Девочки, которых шлепали матери, когда вырастают, сами начинают шлепать детей. Прекрасной иллюстрацией этого является игра детей «в школу»: там учитель все время дерется.
Желание детей быть взрослыми есть стремление к могуществу. Уже одни только размеры взрослых создают у ребенка ощущение собственной неполноценности. Почему взрослым позволено сидеть допоздна, почему им принадлежат все лучшие вещи: пишущие машинки, автомобили, хорошие инструменты, часы?
Мальчики — мои ученики — с удовольствием намыливают себе лица, когда я бреюсь. Тяга к курению тоже есть главным образом желание быть взрослым. Обычно как раз у единственного ребенка стремление к могуществу наиболее ущемлено, поэтому именно с таким ребенком труднее всего управляться в школе.
Однажды я совершил ошибку: привел маленького мальчика в школу за десять дней до того, как приехали остальные ученики. Он был совершенно счастлив, крутясь среди учителей, сидя в учительской, занимая всю спальню один. Но когда приехали другие дети, он стал вести себя асоциально. Пока он был один, мальчуган помогал изготавливать и чинить многие вещи, когда приехали другие, он начал те же самые вещи ломать.
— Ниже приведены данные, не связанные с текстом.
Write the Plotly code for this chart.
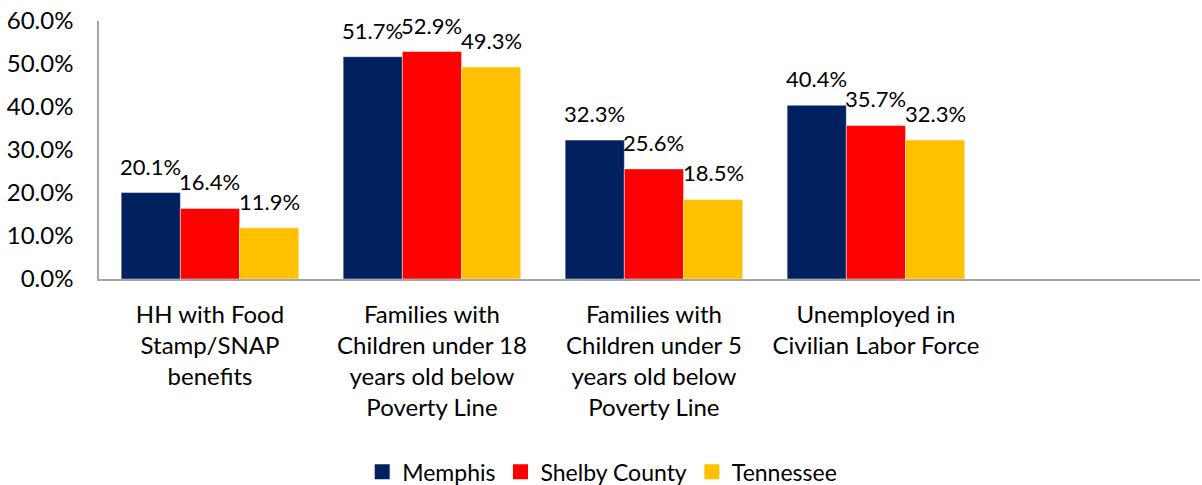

Его гордость была ущемлена. Ему пришлось в одночасье перестать быть взрослым. Он обязан был спать в комнате с четырьмя другими мальчиками и рано ложиться. Его бурный протест заставил меня принять решение никогда больше не давать ребенку такой легкой возможности идентифицировать себя со взрослыми.
Во зло обращается только ущемленное стремление к могуществу.